A group of elites are consolidating support for Giammattei’s proposal in favor of impunity. Judges who handed down sentences for corruption were placed at the center of a smear campaign. Compounding the damage, Morales allies in Congress blocked funding to the Guatemalan human rights defender’s office months ago.
It’s in this context that five in 10 Guatemalans believe the president is implicated in corruption cases, according to Latinobarómetro. In 2004, 19 percent of Guatemalans believed that “something” or “much” was being done to curb corruption. By 2017, that figure had risen to 30 percent, according to the same study by Latinobarómetro. Whether the country will tolerate the shuttering of CICIG remains to be seen, although according to Juan Francisco Sandoval, lead prosecutor against corruption at the attorney general’s office, that figure could quite possibly regress.
On this front, when Giammattei had the chance to break from Morales, he avoided doing so. The day before taking office, Giammattei only said that he would “prove everyone wrong. These past four years [of the Morales administration] have been a waste.”
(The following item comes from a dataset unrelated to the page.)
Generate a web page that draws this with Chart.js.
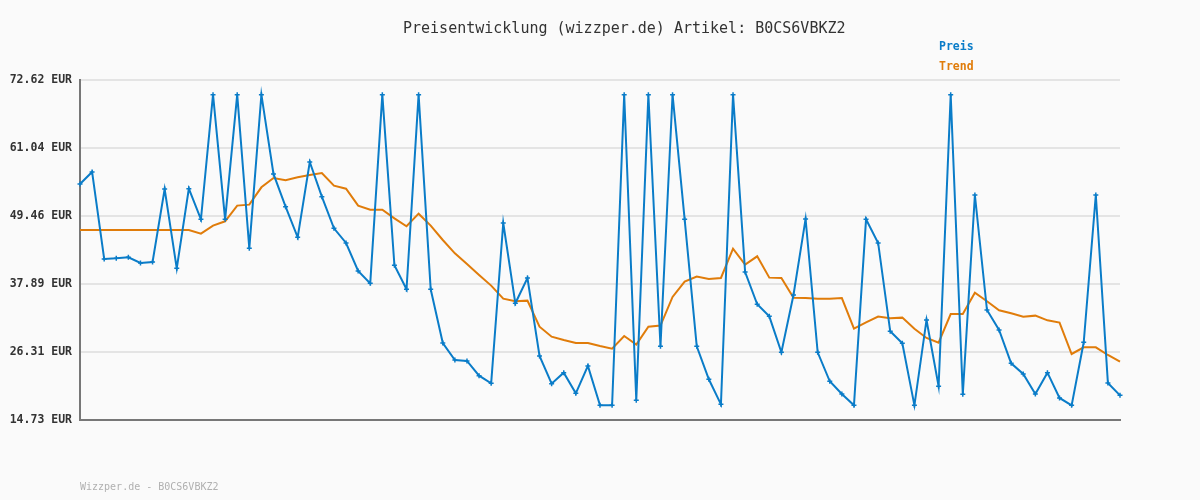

He walked into his inauguration slowly to the tune of “A mi manera,” the Spanish-language version of a French song popularized by Paul Anka and Frank Sinatra as “My Way.” It seemed like a calculated move: the song is about an older man reflecting on his achievements. Perhaps Giammattei was sending a message that he sees himself as a lone hero who never asked anyone for anything, a president with no accounts to settle. Yet it’s a message that few believe, given his open lines of communication with the Guatemalan political establishment and the shadowy, old military guard.
In his speech, Giammattei avoided mentioning Morales—who was facing the pitchforks in the street—and calling out officials from his administration. He stated tersely that “we must investigate any act of corruption, however recent, and bring the perpetrators to justice. Let us do away with this disgusting corruption.” Attorney general Porras, along with the chief defenders of the status quo amid more than two thousand attendees, gave a long, drawn-out applause.
At 7:39, after his inauguration, there was a celebration in the streets—not for Giammattei’s arrival, but rather for Morales’s departure. Some protestors followed along on a live-stream on their phones. Next, they pulverized the piñatas they had brought along, along with an eight-foot replica of Morales dressed in military garb. In the face of injustice, the Guatemalan resistance took to the streets to make clear that it is still very much alive. Minutes later, a young protester made the announcement through a megaphone that Morales had officially left office. She then read a press release announcing a symbolic civilian arrest warrant against Morales.
After 8:00 that night, the protesters spread animal dung throughout the street, directly in front of the pedestrian entrance to Parlacen. A powerful stench spread throughout the whole block. “The building’s dirtier on the inside,” one person wisecracked to a chorus of laughter.